A Quick Guide to Using the ISA Structure

Help Index > A Quick Guide to Using the ISA Structure

A Quick Guide to Using ISA in SEEK

ISA stands for Investigations, Studies and Assays. It is the structure developed by the ISA-TAB community (http://isacommons.org/) and adopted by the SEEK to help you describe your data, experiments and models.
In SEEK, you can upload or link to any data, models or protocols from your projects, but they don’t normally exist in isolation. ISA provides a framework for expressing how the work in your projects fits together. For example, you may have transcriptomics, proteomics and metabolomics data which was all created to address the same biological problem.
ISA also allows you to associate your data to the SOPs that were used to create them. For models, it allows linkage to construction or validation data sets. This makes it easier for others to interpret your results, or to repeat or validate your results when required.
The aim of using the ISA structure is to ensure a complete record of the experiment and associated assets is available and accessible to other project members in a standard format.
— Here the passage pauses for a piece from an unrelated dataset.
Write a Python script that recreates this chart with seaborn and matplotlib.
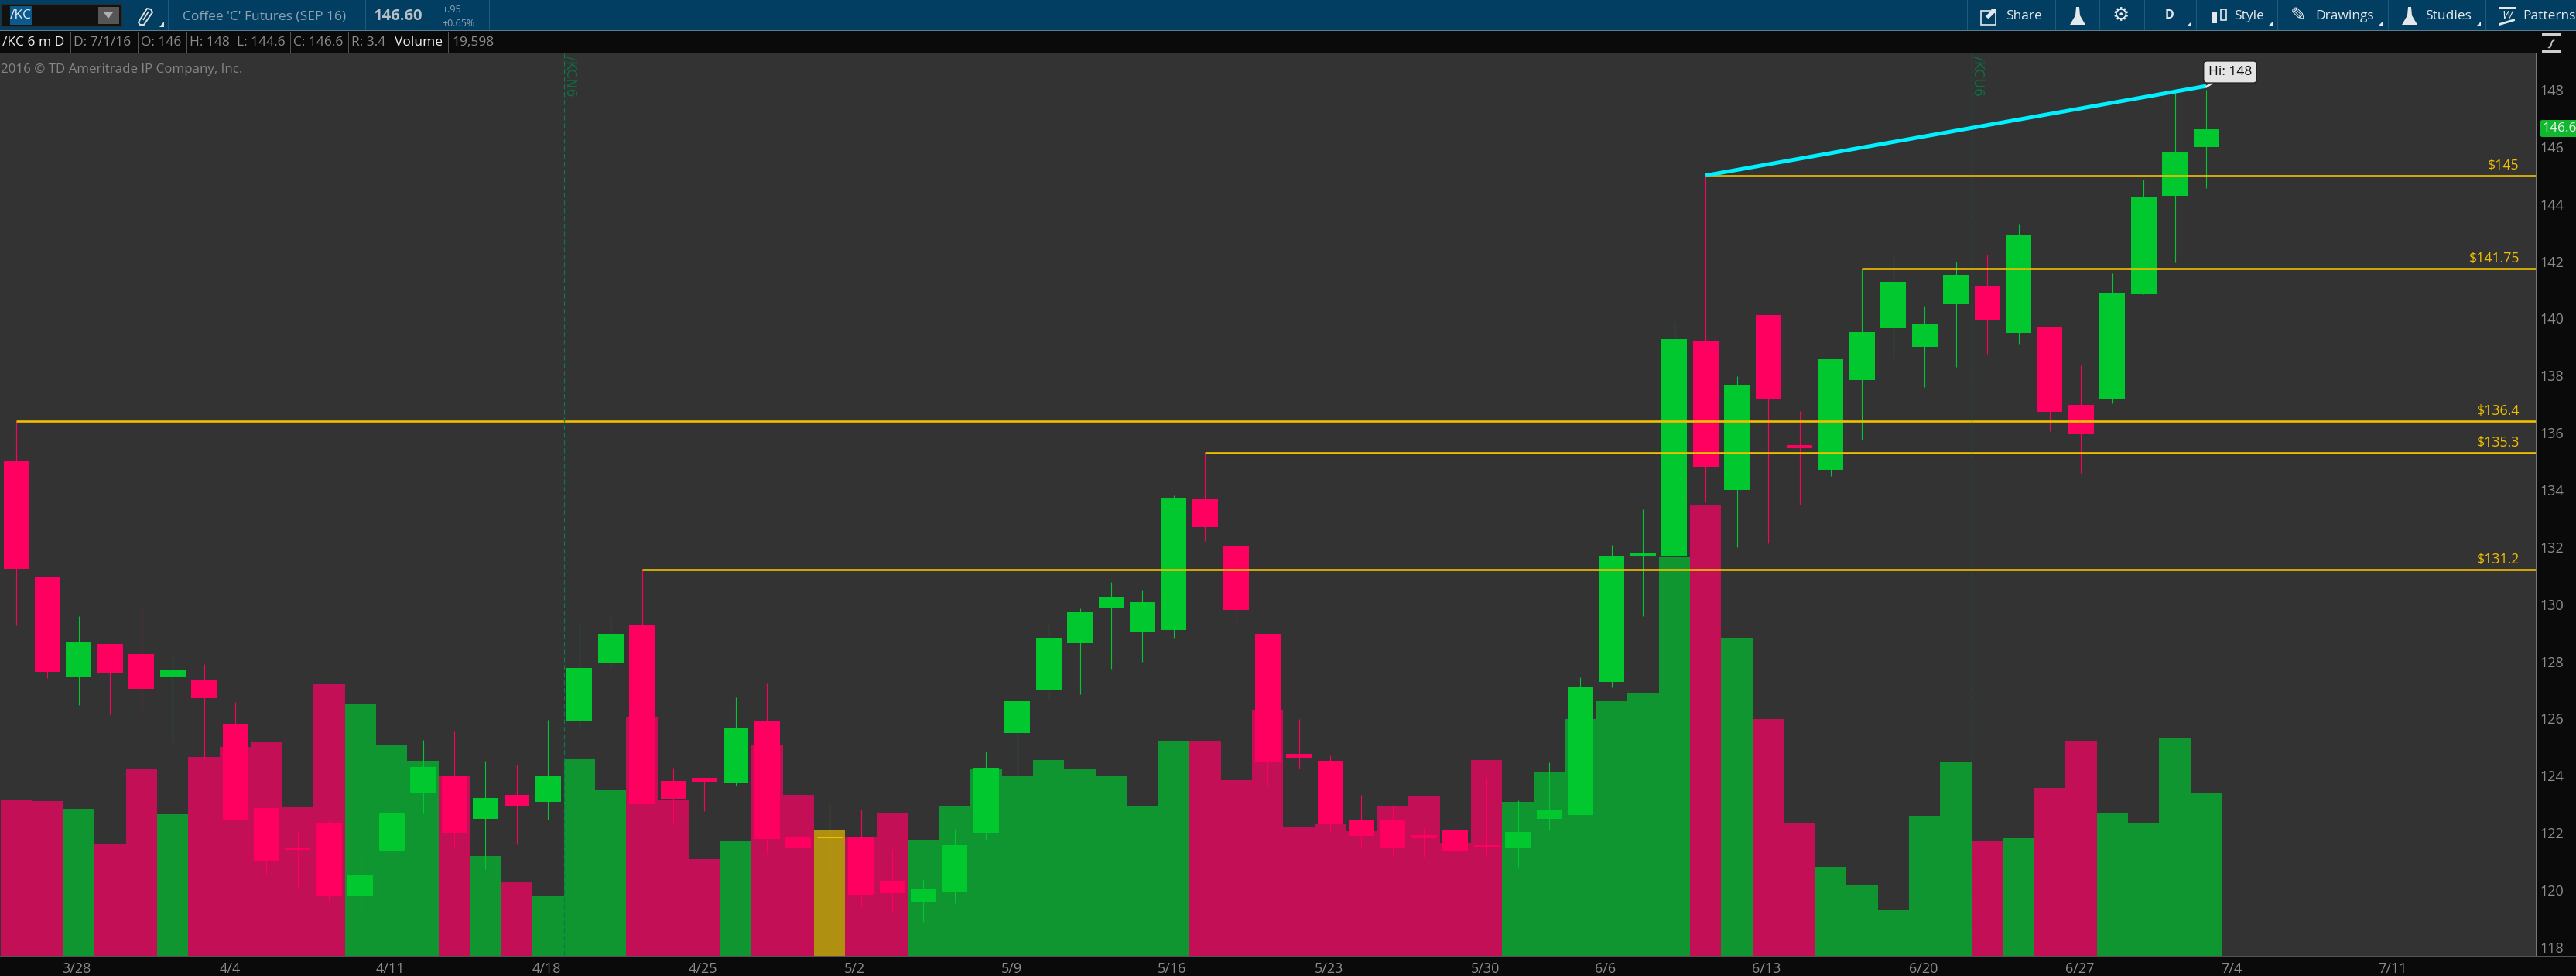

Investigations, Studies and Assays Defined

The following describes the purpose of each ‘layer’ in the structure, using examples from SysMO, and also from the public BioInvestigation Index database(BII http://www.ebi.ac.uk/bioinvindex/), which also uses the ISA structure for managing data

  • Investigation: a high level description of the overall area of research. In SysMO, this may be the overall aims of the project, as stated on the sysmo.net website. If your project has several subprojects that do not share any data, you should define an investigation for each.
  • BII Example: Growth control of the eukaryote cell: a systems biology study in yeast
  • SysMO Example: Analysis of Central Carbon Metabolism of Sulfolobus solfataricus under varying temperatures
  • Study: a particular biological hypothesis, which you are planning to test in various ways, using various techniques, which could be experimental, informatics, modelling, or a mixture
  • BII Example: Study of the impact of changes in flux on the transcriptome, proteome, endometabolome and exometabolome of the yeast Saccharomyces cerevisiae under different nutrient limitations
  • SysMO Example: Comparison of S. solfataricus grown at 70 and 80 degrees
  • Assay: specific, individual experiments, measurements, or modelling tasks
    In SysMO, this may be a microarray experiment, or a flux balance analysis, for example
  • BII Example:
    Transcriptional profiling
    DNA Microarray
  • SysMO Example:
    Comparison of transcriptome 70 and 80c (Cdna microarray)
    Comparison of proteome at 70 and 80c (Protein expression profiling)
    Intracellular metabolomics of s. solfataricus at 70 and 80c (Metabolomics)

Viewing Associations Between SEEK Assets

In SEEK, the ISA structure is displayed graphically, so you can see at a glance what items are associated with one another

The figure above shows the Investigation Glycerol Synthesis in Saccharomyces cerevisiae has one study, which in turn contains three different assays. If we zoom in on one particular assay, the Glycerol Synthesis Model Construction, we can see the SEEK downloadable assets it is associated with.

In this case, the Assay is not a laboratory experiment, but a modelling task. Referring to it as an assay is therefore confusing, so we call these Modelling Analyses instead of Assays. This modelling analysis has a publication and a model associated with it, as well as a data file that was used for model validation. The data file is also associated with another assay (Intracellular Metabolites). This assay describes how the validation data was originally produced. As you can see, it is possible to associate data files, models, and other SEEK assets with more than one assay if necessary.

Using ISA when Uploading SEEK Assets

You can link assets to ISA descriptions, or vice versa, so it doesn’t matter which you do first. Many projects prefer to have a higher level structure of Investigations and Studies defined from the beginning, so that new experiments can be linked up with little work for the uploader.

Starting with your Data

We recommend using a JERM template to describe your data wherever available. We have a list of templates available here: https://seek.sysmo-db.org/help/templates
If there is not a specific template for your type of data, consider using the general JERM master template. This template contains all the required JERM metadata elements, but not necessarily any technology-specific extensions. If you use and extend the JERM master for a particular type of experiment, please consider contributing those changes back to the consortium. Other people may wish to use your new template.
If you have your data in any other format, you can still upload it to SEEK, but indexing will be limited, so subsequent searches will also be limited.

When uploading your data, you will be asked wish assay(s) it is associated with. If you have already described the assay in the SEEK, you can find it from the drop-down list and link it, if you have not yet described your assay, you can leave this step out for the time-being. If your data is JERM compliant, many of the metadata elements in the upload form are the same as those in the first JERM metadata sheet. Soon, these elements will be automatically populated from your file, but for now, you will be asked to specify them in the web interface.
Once you have uploaded your data, you can create a new assay if necessary and link it back to your data. New assays can be associated with pre-existing Studies and Investigations, or new ones can be created as required.
If you upload data without linking it to the ISA structure, you won’t be able to link it to models or SOPs. You will receive a warning email for these orphan data files after they remain unlinked for more than 3 months.